Le second graphique décompose le processus de sélection en quatre phases. Il indique à quel moment de la scolarité les enfants quittent la "norme" : en maternelle, en 1° primaire, entre la 2° et la 4°, ou encore dans les deux dernières années du primaire. On remarque d'abord qu'une part très importante de la sélection s'opérant dans le fondamental s'effectue en première année. Pour la cohorte la plus récemment observable (celle de 1980), plus du tiers de la "mise hors norme" s'effectuant en primaire se réalise en première primaire, contre environ 10% en maternelle et 55% dans le reste du cycle primaire.

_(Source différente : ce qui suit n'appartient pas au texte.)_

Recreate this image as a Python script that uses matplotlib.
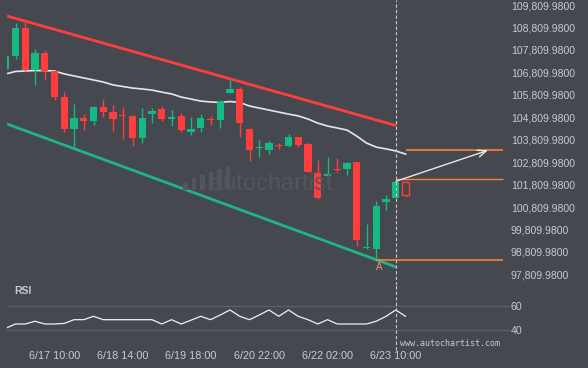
import matplotlib
matplotlib.use('Agg')
import matplotlib.pyplot as plt
from matplotlib.patches import Rectangle

# ---------------- data ----------------
opens = [106960, 107540, 108790, 106910, 107670, 106870, 105710, 104290, 104780, 104640,
         105270, 105040, 104910, 104870, 103890, 104950, 105180, 104730, 104870, 104150,
         104330, 104710, 104690, 105890, 106070, 104290, 103420, 103350, 103570, 103530,
         103930, 103620, 102330, 102190, 102480, 102500, 102820, 98990, 98940, 101040,
         101210, 101930]
highs = [107580, 109010, 109050, 107850, 107810, 106870, 105930, 105400, 104950, 105310,
         105620, 105360, 105270, 104910, 105220, 105220, 105310, 105130, 105000, 104820,
         104950, 104870, 105530, 106470, 106160, 104330, 103800, 103750, 103660, 104060,
         103930, 103710, 102910, 103040, 102990, 102820, 102820, 100060, 101080, 101350,
         102020, 101970]
lows = [106910, 107400, 106870, 106250, 106510, 105580, 104150, 103400, 104240, 104460,
        104820, 104200, 103840, 103530, 103660, 104550, 104640, 104420, 104150, 104020,
        104150, 104460, 104330, 105890, 103930, 102860, 103040, 103170, 103400, 103480,
        103480, 102370, 101170, 101840, 102370, 102240, 99080, 98940, 98450, 100680,
        101210, 101260]
closes = [107540, 108790, 106910, 107670, 106870, 105710, 104290, 104780, 104640, 105270,
          105040, 104730, 104870, 103890, 104780, 105090, 104730, 104820, 104240, 104290,
          104780, 104670, 105530, 106070, 104550, 103350, 103460, 103660, 103530, 103930,
          103570, 102370, 101210, 102280, 102440, 102770, 99340, 99030, 100860, 101170,
          101930, 101350]
ma_values = [106740, 106850, 106870, 106890, 106890, 106870, 106740, 106650, 106560, 106470,
             106380, 106250, 106180, 106110, 106070, 106020, 105930, 105850, 105710, 105620,
             105530, 105490, 105470, 105510, 105470, 105310, 105220, 105130, 105040, 104950,
             104870, 104730, 104550, 104420, 104330, 104240, 103970, 103660, 103480, 103400,
             103310, 103170]
rsi_values = [41.5, 45, 45, 47.3, 45, 45, 45.5, 48.6, 48.6, 51.4,
              48.6, 48.6, 48.6, 48.6, 48.6, 48.6, 45, 48.6, 45, 48.2,
              51.4, 48.6, 52.5, 56.7, 51.4, 48.6, 52.5, 56.7, 51.4, 56.7,
              51.4, 48.6, 45, 48.6, 45, 45, 45, 45, 47.3, 51.4,
              56.7, 51.4]
time_labels = ['6/17 10:00', '6/18 14:00', '6/19 18:00', '6/20 22:00', '6/22 02:00', '6/23 10:00']
time_label_idx = [5, 12, 19, 26, 33, 40]
price_ticks = [97809.98, 98809.98, 99809.98, 100809.98, 101809.98, 102809.98, 103809.98,
               104809.98, 105809.98, 106809.98, 107809.98, 108809.98, 109809.98]
rsi_ticks = [40, 60]

# channel / pattern geometry (index, price)
resist_x = [0.13, 40.03]
resist_y = [109320, 104440]
support_x = [0.13, 40.03]
support_y = [104510, 98140]
arrow_start = (40.03, 101960)
arrow_end = (49.46, 103338)
level_target = 103338
level_current = 102046
level_point_a = 98450
point_a_idx = 38
current_idx = 40

# ---------------- style ----------------
BG = '#45494f'
GREEN = '#17b982'
RED = '#ff3d3d'
TXT = '#c9cacc'
ORANGE = '#ff8030'
plt.rcParams['font.family'] = ['Liberation Sans', 'DejaVu Sans']

W, H = 588, 368
fig = plt.figure(figsize=(W / 100, H / 100), dpi=100, facecolor=BG)

x_left = (7 - 5.75) / 9.75
x_right = (505 - 5.75) / 9.75

ax = fig.add_axes([7 / W, (H - 285) / H, 498 / W, 285 / H], facecolor=BG)
ax.set_xlim(x_left, x_right)
ax.set_ylim(110032.7 - 44.543 * 285, 110032.7)

# watermark
fig.text(271 / W, 1 - 184 / H, 'autochartist', color='#52565c', fontsize=17,
         ha='center', va='center', zorder=0)
wm_heights = [8, 12, 15, 18, 21, 24]
for k, hgt in enumerate(wm_heights):
    fig.patches.append(Rectangle(((183 + 8.5 * k) / W, 1 - 190 / H), 4.5 / W, hgt / H,
                                 transform=fig.transFigure, facecolor='#52565c',
                                 edgecolor='none', zorder=0))

# MA line
idx = list(range(len(opens)))
ax.plot(idx, ma_values, color='#e6e6e6', lw=1.2, zorder=2)

# channel lines
ax.plot(resist_x, resist_y, color=RED, lw=2.0, solid_capstyle='butt', zorder=2)
ax.plot(support_x, support_y, color='#1db586', lw=2.0, solid_capstyle='butt', zorder=2)

# candles
bw = 0.72
minh = 45
for i in idx:
    o, h, l, c = opens[i], highs[i], lows[i], closes[i]
    col = GREEN if c >= o else RED
    ax.vlines(i, l, h, color=col, lw=1.0, zorder=3)
    bot = min(o, c)
    hh = max(abs(c - o), minh)
    if i == len(opens) - 1:
        ax.add_patch(Rectangle((i - bw / 2 + 0.05, bot), bw - 0.1, hh, facecolor=BG,
                               edgecolor=col, lw=1.0, zorder=4))
    else:
        ax.add_patch(Rectangle((i - bw / 2, bot), bw, hh, facecolor=col,
                               edgecolor='none', zorder=4))

# levels
ax.hlines(level_target, 41.05, 51.0, color=ORANGE, lw=1.2, zorder=3)
ax.hlines(level_current, 40.03, 51.0, color=ORANGE, lw=1.0, zorder=3)
ax.hlines(level_point_a, point_a_idx, 51.0, color=ORANGE, lw=1.2, zorder=3)
ax.annotate('', xy=arrow_end, xytext=arrow_start,
            arrowprops=dict(arrowstyle='->,head_length=0.6,head_width=0.25',
                            color='#e8e8e8', lw=1.0, shrinkA=0, shrinkB=0), zorder=5)
ax.text(point_a_idx + 0.3, 98140, 'A', color='#e8946c', fontsize=7, ha='center',
        va='center', zorder=5)

ax.axvline(current_idx, color='#c8c8c8', lw=0.8, ls=(0, (3, 2)), zorder=6)

ax.yaxis.tick_right()
ax.set_yticks(price_ticks)
ax.set_yticklabels([f'{v:,.4f}' for v in price_ticks])
ax.tick_params(axis='y', length=0, pad=4.3, labelsize=7.6, labelcolor=TXT)
ax.set_xticks([])
for s in ax.spines.values():
    s.set_visible(False)

# RSI panel
rx = fig.add_axes([7 / W, (H - 340) / H, 498 / W, 55 / H], facecolor=BG)
rx.set_xlim(x_left, x_right)
rx.set_ylim(40 - 10 / 1.2, 60 + 21 / 1.2)
for v in rsi_ticks:
    rx.axhline(v, xmin=0, xmax=(509 - 7) / 498, color='#5c6066', lw=1.0, clip_on=False, zorder=1)
rx.plot(idx, rsi_values, color='#f0f0f0', lw=0.9, zorder=3)
rx.axvline(current_idx, ymin=-10 / 55, ymax=1, color='#c8c8c8', lw=0.8, ls=(0, (3, 2)),
           clip_on=False, zorder=6)
rx.yaxis.tick_right()
rx.set_yticks(rsi_ticks)
rx.set_yticklabels([str(v) for v in rsi_ticks])
rx.tick_params(axis='y', length=0, pad=4.3, labelsize=7.6, labelcolor=TXT)
rx.set_xticks(time_label_idx)
rx.set_xticklabels(time_labels)
rx.tick_params(axis='x', length=0, pad=8, labelsize=7.8, labelcolor=TXT)
for s in rx.spines.values():
    s.set_visible(False)

fig.text(14 / W, 1 - 291 / H, 'RSI', color=TXT, fontsize=7.5, fontweight='bold',
         ha='left', va='center')
fig.text(400 / W, 1 - 344 / H, 'www.autochartist.com', color=TXT, fontsize=6,
         family='DejaVu Sans Mono', ha='left', va='center')

fig.savefig('out.png', dpi=100, facecolor=BG)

Mais je voudrais surtout attirer l'attention sur le phénomène de résistance à la diffusion d'une réduction des taux de sélection. Durant la période d'accélération de l'amélioration de ce taux, on observe que le mouvement positif en 1° primaire n'a pas été annulé par une augmentation du taux de sélection en 2°, 3° ou 4° primaire. Au contraire, la sélection opérée dans ces années a elle aussi diminué, quasi au même rythme. Par contre, les 5° et 6° primaires, après avoir dans un premier temps emboîté le pas aux années inférieures, ont réaugmenté leur taux de sélection. Lorsqu'intervient l'interdiction de doubler plus de deux fois en primaire, on observe, au cours de la première année d'application de cette règle, un tassement important du taux de sélection en 1° primaire mais immédiatement suivi par une période de stabilisation. Concomitamment, la sélection s'est renforcée en 2°, 3° et 4° primaires, atteignant un taux qui ne s'est pas encore réduit et est maintenant ainsi équivalent au taux de sélection observé en 1° primaire. Pour les 5° et 6° années, on dispose de trop peu d'observations pour tirer une conclusion.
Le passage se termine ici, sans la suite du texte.